## Supplied information

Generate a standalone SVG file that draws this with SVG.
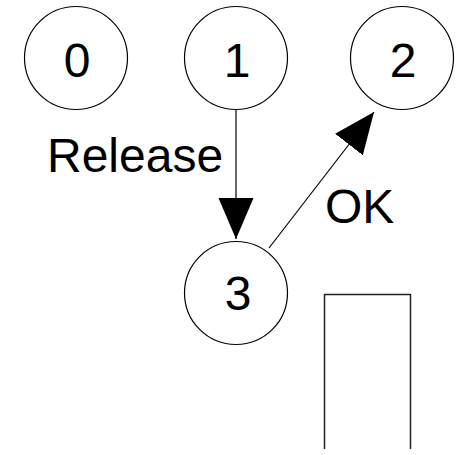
<svg xmlns="http://www.w3.org/2000/svg" width="459" height="455" viewBox="0 0 459 455">
<style>
.node circle{fill:none;stroke:#000;stroke-width:1.2}
text{font-family:"Liberation Sans",Arial,sans-serif;font-size:48px;fill:#000}
.num{text-anchor:middle}
.edge{stroke:#000;stroke-width:1.2;fill:none}
</style>
<defs>
<marker id="ah" markerUnits="userSpaceOnUse" markerWidth="42" markerHeight="36" refX="41" refY="17.5" orient="auto" viewBox="0 0 42 36">
<path d="M0,0 L41,17.5 L0,35 z" fill="#000"/>
</marker>
</defs>
<rect width="459" height="455" fill="#fff"/>
<g id="n0" class="node"><circle cx="76" cy="58" r="51.5"/><text class="num" x="77" y="77">0</text></g>
<g id="n1" class="node"><circle cx="236" cy="58" r="51.5"/><text class="num" x="237" y="77">1</text></g>
<g id="n2" class="node"><circle cx="402" cy="58" r="51.5"/><text class="num" x="403" y="77">2</text></g>
<g id="n3" class="node"><circle cx="236" cy="293" r="51.5"/><text class="num" x="238" y="310">3</text></g>
<g id="edges">
<line class="edge" x1="236" y1="110" x2="236" y2="239" marker-end="url(#ah)"/>
<line class="edge" x1="269" y1="248" x2="374" y2="112" marker-end="url(#ah)"/>
<text x="47" y="172">Release</text>
<text x="325" y="223">OK</text>
</g>
<path d="M324.5,449 V294.5 H410.5 V449" fill="none" stroke="#222" stroke-width="1.5"/>
</svg>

## Written task
Without the images, write out each line of the data verbatim.

## Solution to the exercise
Generate a standalone SVG file that draws this with SVG.
<svg xmlns="http://www.w3.org/2000/svg" width="459" height="455" viewBox="0 0 459 455">
<style>
.node circle{fill:none;stroke:#000;stroke-width:1.2}
text{font-family:"Liberation Sans",Arial,sans-serif;font-size:48px;fill:#000}
.num{text-anchor:middle}
.edge{stroke:#000;stroke-width:1.2;fill:none}
</style>
<defs>
<marker id="ah" markerUnits="userSpaceOnUse" markerWidth="42" markerHeight="36" refX="41" refY="17.5" orient="auto" viewBox="0 0 42 36">
<path d="M0,0 L41,17.5 L0,35 z" fill="#000"/>
</marker>
</defs>
<rect width="459" height="455" fill="#fff"/>
<g id="n0" class="node"><circle cx="76" cy="58" r="51.5"/><text class="num" x="77" y="77">0</text></g>
<g id="n1" class="node"><circle cx="236" cy="58" r="51.5"/><text class="num" x="237" y="77">1</text></g>
<g id="n2" class="node"><circle cx="402" cy="58" r="51.5"/><text class="num" x="403" y="77">2</text></g>
<g id="n3" class="node"><circle cx="236" cy="293" r="51.5"/><text class="num" x="238" y="310">3</text></g>
<g id="edges">
<line class="edge" x1="236" y1="110" x2="236" y2="239" marker-end="url(#ah)"/>
<line class="edge" x1="269" y1="248" x2="374" y2="112" marker-end="url(#ah)"/>
<text x="47" y="172">Release</text>
<text x="325" y="223">OK</text>
</g>
<path d="M324.5,449 V294.5 H410.5 V449" fill="none" stroke="#222" stroke-width="1.5"/>
</svg>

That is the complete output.